◆ **WHAT NEEDS TO BE DONE**: Without the pictures, print the lines running from the beginning of the material to the line containing "t_zone = list(range(10, 301, 10))", both ends included.

·····

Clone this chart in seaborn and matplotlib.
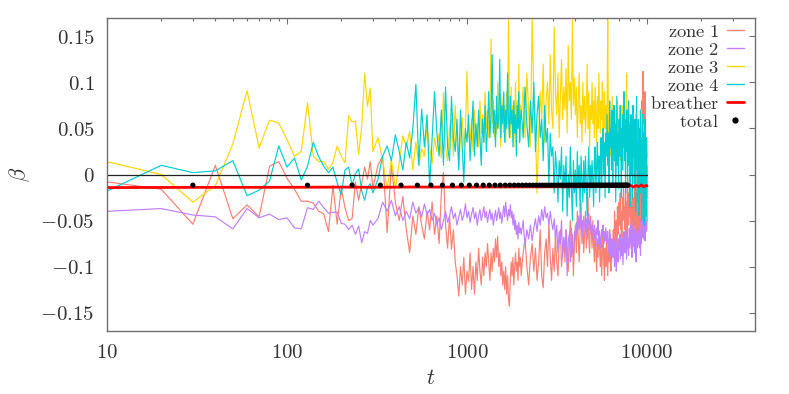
"""
Breather / zone beta vs time, gnuplot-like log-x plot
"""
import numpy as np
import matplotlib
matplotlib.use("Agg")
import matplotlib.pyplot as plt
import matplotlib.ticker as mticker
from matplotlib.lines import Line2D
import seaborn as sns

# sampling times: every 10 up to 300, every 20 up to 1980, every 50 up to 10000
t_zone = list(range(10, 301, 10)) + list(range(320, 1981, 20)) + list(range(2000, 10001, 50))

zone1 = [
    # t = 10 .. 300
    -.008, -.016, -.054, .010, -.048, -.033, -.046, .009, .014, -.004,
    -.016, -.029, -.029, -.031, -.040, -.043, -.062, -.012, -.054, -.015,
    -.036, -.050, -.048, -.008, -.028, -.010, .008, -.005, .014, -.015,
    # t = 320 .. 1980
    .010, .020, -.063, .010, -.030, -.050, -.024, -.060, -.085, -.045,
    -.065, -.035, -.055, -.070, -.040, -.060, -.030, -.065, -.045, -.075,
    -.020, .002, -.055, -.080, -.045, -.081, -.060, -.095, -.110, -.132,
    -.100, -.120, -.090, -.130, -.105, -.116, -.085, -.125, -.100, -.130,
    -.095, -.115, -.080, -.105, -.120, -.090, -.110, -.085, -.100, -.075,
    -.095, -.115, -.085, -.105, -.080, -.095, -.070, -.090, -.067, -.100,
    -.085, -.110, -.095, -.120, -.105, -.125, -.100, -.130, -.110, -.135,
    -.143, -.115, -.095, -.110, -.090, -.120, -.100, -.085, -.105, -.095,
    -.115, -.080, -.100, -.090,
    # t = 2000 .. 10000
    -.110, -.085, -.070, -.100, -.120, -.090, -.075, -.105, -.080, -.115,
    -.095, -.060, -.110, -.123, -.085, -.070, -.100, -.052, -.090, -.115,
    -.080, -.105, -.065, -.095, -.110, -.075, -.060, -.100, -.085, -.070,
    -.095, -.060, -.080, -.105, -.070, -.050, -.090, -.065, -.110, -.075,
    -.055, -.085, -.040, -.070, -.095, -.060, -.030, -.075, -.050, -.085,
    -.065, -.040, -.080, -.055, -.025, -.070, -.085, -.045, -.060, -.080,
    -.050, -.075, -.095, -.060, -.085, -.105, -.070, -.090, -.060, -.080,
    -.100, -.075, -.110, -.085, -.065, -.095, -.115, -.080, -.100, -.070,
    -.090, -.110, -.075, -.095, -.060, -.085, -.105, -.070, -.090, -.080,
    -.060, -.085, -.040, -.070, -.095, -.050, -.075, -.035, -.065, -.045,
    -.030, -.055, -.020, -.060, -.040, -.070, -.025, -.050, -.010, -.045,
    -.035, -.060, -.015, -.050, -.030, -.065, -.005, -.040, -.055, -.020,
    -.045, .010, -.060, -.030, -.070, -.015, -.050, -.080, -.025, -.055,
    -.040, -.010, -.065, .020, -.045, -.075, -.020, -.055, .005, -.035,
    -.060, .030, -.040, -.080, .050, -.025, -.055, .080, -.030, -.065,
    .112, -.020, -.050, .060, -.035, .090, -.010, -.045, .040, -.025,
    .010,
]

zone2 = [
    -.040, -.037, -.044, -.046, -.059, -.037, -.047, -.043, -.049, -.047,
    -.058, -.059, -.036, -.038, -.029, -.036, -.042, -.041, -.041, -.053,
    -.054, -.060, -.055, -.065, -.056, -.074, -.062, -.064, -.050, -.055,
    -.048, -.030, -.040, -.028, -.045, -.035, -.050, -.040, -.048, -.030,
    -.042, -.036, -.046, -.032, -.044, -.038, -.050, -.042, -.055, -.047,
    -.060, -.050, -.040, -.052, -.045, -.035, -.048, -.042, -.055, -.046,
    -.038, -.050, -.044, -.032, -.047, -.040, -.052, -.043, -.036, -.048,
    -.041, -.055, -.045, -.038, -.050, -.043, -.035, -.047, -.040, -.052,
    -.044, -.038, -.049, -.042, -.055, -.046, -.039, -.050, -.043, -.036,
    -.048, -.041, -.053, -.044, -.034, -.046, -.030, -.042, -.050, -.038,
    -.045, -.033, -.047, -.040, -.055, -.043, -.060, -.050, -.065, -.055,
    -.070, -.052, -.063, -.058,
    -.065, -.050, -.078, -.060, -.070, -.055, -.072, -.058, -.048, -.062,
    -.045, -.055, -.038, -.050, -.035, -.047, -.042, -.055, -.040, -.052,
    -.060, -.048, -.070, -.055, -.085, -.062, -.075, -.050, -.090, -.068,
    -.080, -.060, -.110, -.072, -.065, -.095, -.058, -.078, -.088, -.062,
    -.070, -.052, -.065, -.045, -.060, -.040, -.058, -.050, -.068, -.045,
    -.055, -.062, -.048, -.070, -.052, -.042, -.060, -.050, -.065, -.055,
    -.060, -.072, -.055, -.068, -.078, -.058, -.065, -.050, -.075, -.062,
    -.070, -.080, -.060, -.068, -.055, -.075, -.062, -.072, -.058, -.066,
    -.075, -.062, -.085, -.070, -.090, -.065, -.078, -.095, -.070, -.082,
    -.090, -.072, -.100, -.080, -.068, -.105, -.085, -.075, -.095, -.070,
    -.082, -.065, -.092, -.075, -.060, -.088, -.070, -.098, -.078, -.062,
    -.072, -.085, -.060, -.078, -.092, -.065, -.080, -.070, -.088, -.058,
    -.068, -.080, -.055, -.075, -.065, -.090, -.060, -.072, -.050, -.078,
    -.062, -.085, -.058, -.070, -.095, -.065, -.080, -.055, -.075, -.068,
    -.060, -.078, -.050, -.070, -.088, -.062, -.075, -.055, -.068, -.045,
    -.058, -.070, -.048, -.065, -.055, -.072, -.045, -.062, -.052, -.060,
    -.050,
]

zone3 = [
    .014, .000, -.030, -.012, .033, .091, .029, .059, .056, .038,
    .020, .025, .078, .020, .014, .014, .006, .013, .031, .020,
    .013, .064, .057, .058, .022, .052, .110, .074, .094, .025,
    .040, .016, -.016, .016, -.015, .013, .042, .030, .047, .005,
    .035, .010, .028, .020, .053, .030, .012, .040, .025, .045,
    .018, .089, .030, .015, .052, .060, .020, .075, .035, .010,
    .040, .062, .030, .050, .112, .045, .035, .060, .025, .070,
    .040, .055, .030, .080, .045, .065, .035, .090, .050, .070,
    .040, .060, .147, .055, .080, .040, .065, .045, .100, .050,
    .070, .030, .085, .060, .045, .075, .035, .090, .055, .168,
    .070, .040, .095, .050, .075, .030, .065, .100, .045, .080,
    .055, .120, .040, .075,
    .060, .095, .040, .110, .070, .030, .170, .085, .050, -.020,
    .045, .090, .060, .120, .035, .080, .100, .055, .130, .070,
    .050, .160, .090, .065, .110, .040, .085, .125, .060, .095,
    .070, .115, .045, .140, .080, .100, .060, .168, .075, .105,
    .065, .095, .040, .080, .110, .055, .075, .035, .100, .060,
    .085, .045, .070, .120, .050, .090, .030, .075, .060, .100,
    .055, .080, .040, .095, .065, .035, .085, .050, .110, .070,
    .045, .080, .060, .100, .035, .070, .090, .050, .075, .040,
    .075, .168, .050, .030, .065, .045, .020, .055, .085, .035,
    .060, .025, .045, .070, .010, .050, .035, .080, .020, .055,
    .040, .065, .015, .050, .030, .075, .045, .005, .060, .035,
    .050, .020, .070, .040, .110, .030, .055, .010, .045, .065,
    .025, .050, .035, .060, .005, .045, .030, .075, .020, .040,
    .055, .015, .045, .030, .065, .010, .040, .050, .025, .060,
    .035, .020, .050, .005, .040, .070, .025, .045, .010, .035,
    .055, .020, .040, -.005, .030, .050, .015, .035, .000, .025,
    .020,
]

zone4 = [
    -.018, .010, .002, .004, .015, -.023, -.017, -.007, .031, .008,
    .018, -.006, .009, .035, .019, .009, .002, .008, -.009, -.022,
    .005, .008, -.012, .001, .006, -.018, -.028, -.014, -.010, -.020,
    -.005, .020, .031, .015, .043, .025, .005, .035, .018, .050,
    .098, .010, .071, .030, .065, -.013, .040, .090, .045, .020,
    .070, .010, .095, .030, .015, .085, .040, .025, .060, .005,
    .070, .030, -.008, .050, .035, .065, .015, .045, .080, .020,
    .055, .030, .070, .040, .010, .060, .035, .075, .025, .050,
    .090, .040, .065, .130, .045, .070, .030, .085, .050, .060,
    .125, .040, .075, .055, .090, .035, .070, .050, .110, .060,
    .040, .085, .055, .070, .030, .080, .045, .065, .020, .075,
    .050, .090, .035, .060,
    .070, .040, .095, .055, .030, .080, .045, .100, .025, .065,
    .085, .040, .060, .015, .075, .035, .050, -.010, .045, .020,
    .030, -.020, .025, .005, -.030, .015, -.005, .030, -.040, .010,
    -.015, .020, -.045, .000, -.025, .030, -.010, -.050, .015, -.020,
    .005, -.035, .025, -.015, .010, -.040, .020, -.005, -.030, .015,
    -.020, .020, -.010, -.045, .005, .030, -.025, .010, -.015, .015,
    -.005, -.035, .015, .030, -.020, .010, .035, -.010, .020, -.030,
    .015, .040, -.015, .025, .050, .000, .035, -.025, .045, .020,
    .065, .010, .045, -.020, .080, .030, .050, .005, .070, -.010,
    .040, .075, .015, .055, -.030, .030, .085, .010, .045, -.015,
    .060, .020, .075, .035, -.025, .050, .005, .065, .030, .090,
    .015, .045, -.020, .060, .025, .070, -.005, .040, .080, .010,
    .055, -.035, .030, .065, .000, .045, -.025, .075, .020, .050,
    -.010, .060, .030, -.040, .045, .085, .005, .035, -.030, .060,
    .020, -.045, .050, .010, .070, -.020, .040, -.050, .025, .065,
    -.015, .045, .010, -.055, .035, .060, -.030, .020, -.045, .040,
    -.050,
]

t_breather = [10, 30, 100, 200, 300, 500, 1000, 2000, 4000, 6000, 7800,
              8100, 8400, 8700, 9000, 9300, 9600, 9900, 10000]
breather = [-.0142, -.0140, -.0139, -.0137, -.0139, -.0136, -.0137, -.0135, -.0133,
            -.0130, -.0128, -.0118, -.0136, -.0120, -.0132, -.0114, -.0134, -.0118, -.0124]

t_total = list(range(30, 7900, 100))
total = [
    -.0116, -.0116, -.0116, -.0116, -.0116, -.0116, -.0116, -.0116, -.0116, -.0116,
    -.0116, -.0116, -.0116, -.0116, -.0116, -.0116, -.0116, -.0116, -.0116, -.0116,
    -.0116, -.0116, -.0116, -.0116, -.0116, -.0116, -.0116, -.0116, -.0116, -.0116,
    -.0116, -.0116, -.0116, -.0116, -.0116, -.0116, -.0116, -.0116, -.0116, -.0116,
    -.0116, -.0116, -.0116, -.0116, -.0116, -.0116, -.0116, -.0116, -.0116, -.0116,
    -.0116, -.0116, -.0116, -.0116, -.0116, -.0116, -.0116, -.0116, -.0116, -.0116,
    -.0116, -.0116, -.0116, -.0116, -.0116, -.0116, -.0116, -.0116, -.0116, -.0116,
    -.0116, -.0116, -.0116, -.0116, -.0116, -.0116, -.0116, -.0116, -.0116,
]

t_zero = [10, 10000]
zero = [0, 0]

zone_labels = ["zone 1", "zone 2", "zone 3", "zone 4"]
zone_colors = ["#fa8072", "#c080ff", "#ffd700", "#00ced1"]

x_ticks = [10, 100, 1000, 10000]
y_ticks = [-0.15, -0.1, -0.05, 0, 0.05, 0.1, 0.15]

sns.set_theme(style="white")
plt.rcParams["mathtext.fontset"] = "cm"
plt.rcParams["font.family"] = ["DejaVu Serif"]

fig = plt.figure(figsize=(7.89, 3.94), dpi=100)
ax = fig.add_axes([107 / 789, 1 - 331 / 394, 648 / 789, 313 / 394])

for vals, col in zip([zone1, zone2, zone3, zone4], zone_colors):
    sns.lineplot(x=t_zone, y=vals, ax=ax, color=col, lw=0.85, sort=False,
                 estimator=None, legend=False)
sns.lineplot(x=t_zero, y=zero, ax=ax, color="#222222", lw=0.9, legend=False)
sns.lineplot(x=t_breather, y=breather, ax=ax, color="#ff0000", lw=2.0, sort=False,
             estimator=None, legend=False)
sns.scatterplot(x=t_total, y=total, ax=ax, color="black", s=14, edgecolor="none",
                legend=False, zorder=5)

ax.set_xscale("log")
ax.set_xlim(10, 39800)
ax.set_ylim(-0.17, 0.17)

ax.xaxis.set_major_locator(mticker.FixedLocator(x_ticks))
ax.xaxis.set_major_formatter(mticker.FixedFormatter([f"${v}$" for v in x_ticks]))
ax.xaxis.set_minor_locator(mticker.LogLocator(base=10, subs=np.arange(2, 10)))
ax.xaxis.set_minor_formatter(mticker.NullFormatter())
ax.yaxis.set_major_locator(mticker.FixedLocator(y_ticks))
ax.yaxis.set_major_formatter(mticker.FixedFormatter([f"${v:g}$" for v in y_ticks]))

for s in ax.spines.values():
    s.set_color("#707070")
    s.set_linewidth(1.0)
ax.tick_params(which="both", direction="in", top=True, right=True, color="#707070",
               labelcolor="#333333", labelsize=15, width=0.8)
ax.tick_params(which="major", length=4.5, pad=9)
ax.tick_params(which="minor", length=2.5)
ax.tick_params(axis="x", pad=9)

ax.set_xlabel("$t$", fontsize=16, color="#333333", labelpad=3)
ax.set_ylabel(r"$\beta$", fontsize=16, color="#333333", labelpad=6)

handles = [Line2D([], [], color=c, lw=1.0) for c in zone_colors]
handles.append(Line2D([], [], color="#ff0000", lw=2.0))
handles.append(Line2D([], [], color="black", marker="o", ls="none", markersize=3.5))
labels = [rf"$\mathrm{{{l.replace(' ', chr(92) + ' ')}}}$" for l in zone_labels]
labels += [r"$\mathrm{breather}$", r"$\mathrm{total}$"]
leg = ax.legend(handles, labels, loc="upper right", bbox_to_anchor=(1.0, 1.02),
                markerfirst=False, frameon=False, fontsize=13.4, handlelength=0.93,
                handletextpad=0.4, labelspacing=0.0, borderaxespad=0.2)
for txt in leg.get_texts():
    txt.set_color("#333333")

fig.savefig("out.png", dpi=100)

·····

◆ **ANSWER TO THIS PROBLEM**:
Clone this chart in seaborn and matplotlib.
"""
Breather / zone beta vs time, gnuplot-like log-x plot
"""
import numpy as np
import matplotlib
matplotlib.use("Agg")
import matplotlib.pyplot as plt
import matplotlib.ticker as mticker
from matplotlib.lines import Line2D
import seaborn as sns

# sampling times: every 10 up to 300, every 20 up to 1980, every 50 up to 10000
t_zone = list(range(10, 301, 10)) + list(range(320, 1981, 20)) + list(range(2000, 10001, 50))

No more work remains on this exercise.